▶ TASK TO CARRY OUT
Scan the data below for the string "chart". Show every line where it turns up.
====
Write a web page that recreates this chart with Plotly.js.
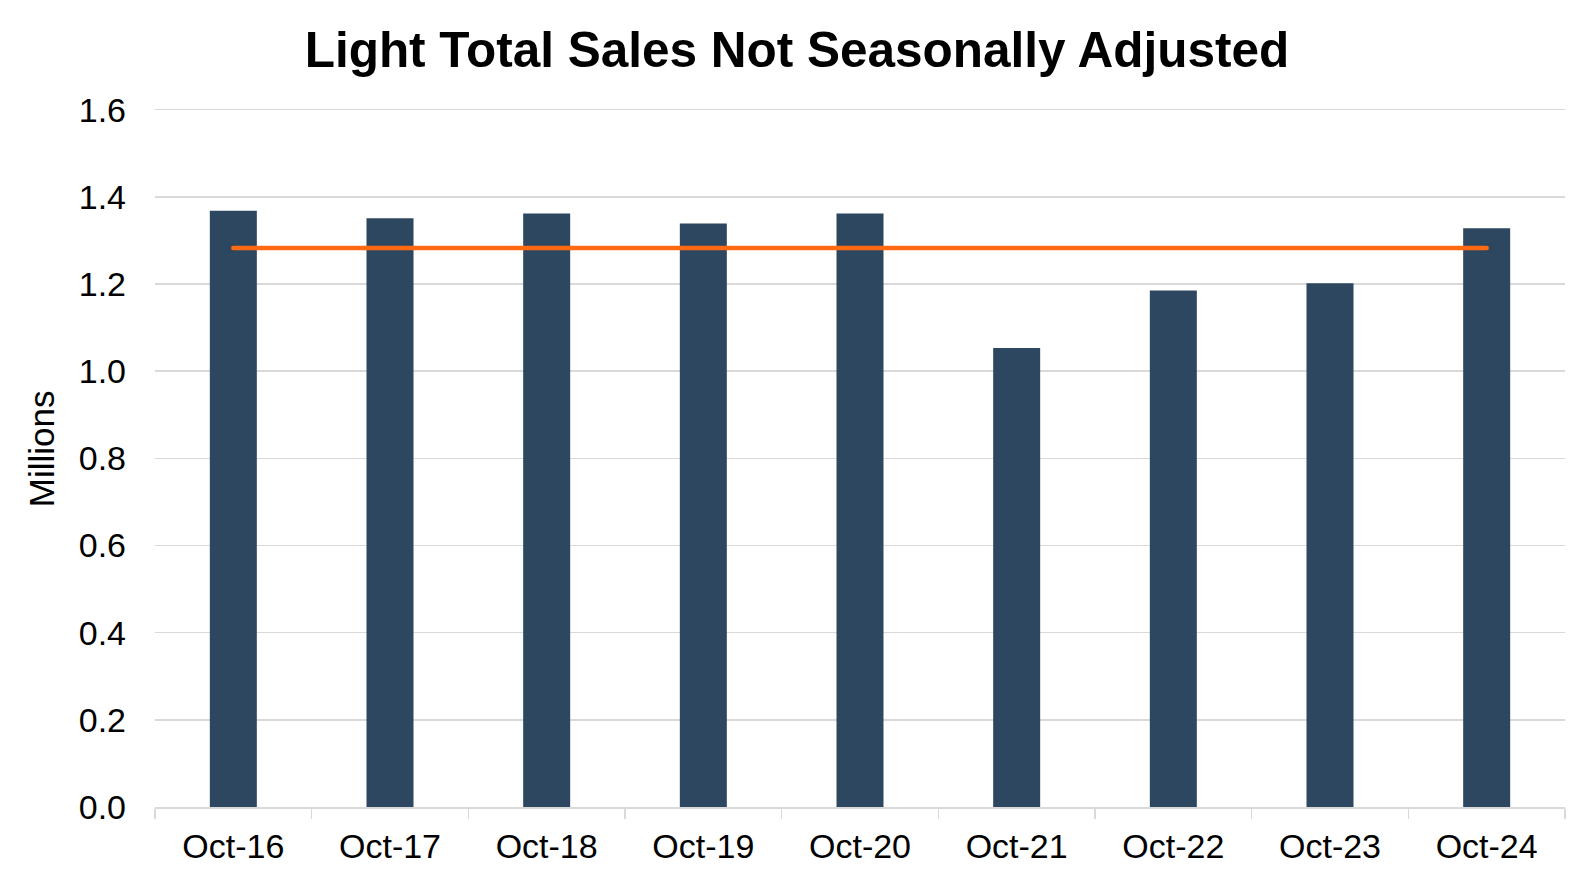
<!DOCTYPE html>
<html>
<head>
<meta charset="utf-8">
<script src="https://cdn.plot.ly/plotly-3.0.1.min.js"></script>
<style>
html, body { margin: 0; padding: 0; background: #fff; }
#chart { width: 1594px; height: 883px; }
.scatterlayer .js-line { stroke-linecap: round; }
</style>
</head>
<body>
<div id="chart"></div>
<script>
const categories = ["Oct-16", "Oct-17", "Oct-18", "Oct-19", "Oct-20", "Oct-21", "Oct-22", "Oct-23", "Oct-24"];
const sales = [1.368, 1.351, 1.362, 1.339, 1.362, 1.053, 1.185, 1.202, 1.328];
const average = [1.283, 1.283, 1.283, 1.283, 1.283, 1.283, 1.283, 1.283, 1.283];
const yTickValues = [0, 0.2, 0.4, 0.6, 0.8, 1.0, 1.2, 1.4, 1.6];
const yAxisTitle = "Millions";

const fontFamily = "Liberation Sans, Arial, Helvetica, sans-serif";

const traces = [
  {
    type: "bar",
    x: categories,
    y: sales,
    marker: { color: "#2D4760" },
    hoverinfo: "x+y",
    showlegend: false
  },
  {
    type: "scatter",
    mode: "lines",
    x: categories,
    y: average,
    line: { color: "#FF6A13", width: 4.5 },
    showlegend: false
  }
];

const layout = {
  width: 1594,
  height: 883,
  paper_bgcolor: "#ffffff",
  plot_bgcolor: "#ffffff",
  margin: { l: 155, r: 29, t: 108, b: 76 },
  bargap: 0.70,
  font: { family: fontFamily, color: "#000000", size: 34 },
  title: {
    text: "<b>Light Total Sales Not Seasonally Adjusted</b>",
    font: { family: fontFamily, size: 49.5, color: "#000000" },
    x: 0.5,
    xanchor: "center",
    y: 1 - 50 / 883,
    yanchor: "middle",
    yref: "container"
  },
  xaxis: {
    type: "category",
    tickson: "boundaries",
    ticks: "outside",
    ticklen: 10,
    tickwidth: 1.5,
    tickcolor: "#d9d9d9",
    showline: true,
    linecolor: "#d9d9d9",
    linewidth: 1.5,
    showgrid: false,
    ticklabelstandoff: 9,
    tickfont: { family: fontFamily, size: 34, color: "#000000" },
    fixedrange: true
  },
  yaxis: {
    range: [0, 1.604],
    tickvals: yTickValues,
    tickformat: ".1f",
    showgrid: true,
    gridcolor: "#d9d9d9",
    gridwidth: 1.5,
    zeroline: false,
    showline: false,
    ticks: "",
    ticklabelstandoff: 28,
    tickfont: { family: fontFamily, size: 34, color: "#000000" },
    fixedrange: true
  },
  annotations: [
    {
      text: yAxisTitle,
      textangle: -90,
      xref: "paper",
      yref: "paper",
      x: -0.0808,
      y: 0.512,
      xanchor: "center",
      yanchor: "middle",
      showarrow: false,
      font: { family: fontFamily, size: 35, color: "#000000" }
    }
  ]
};

Plotly.newPlot("chart", traces, layout, { displayModeBar: false, responsive: false, staticPlot: true });
</script>
</body>
</html>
====
▶ REPLY
Write a web page that recreates this chart with Plotly.js.
#chart { width: 1594px; height: 883px; }
<div id="chart"></div>
Plotly.newPlot("chart", traces, layout, { displayModeBar: false, responsive: false, staticPlot: true });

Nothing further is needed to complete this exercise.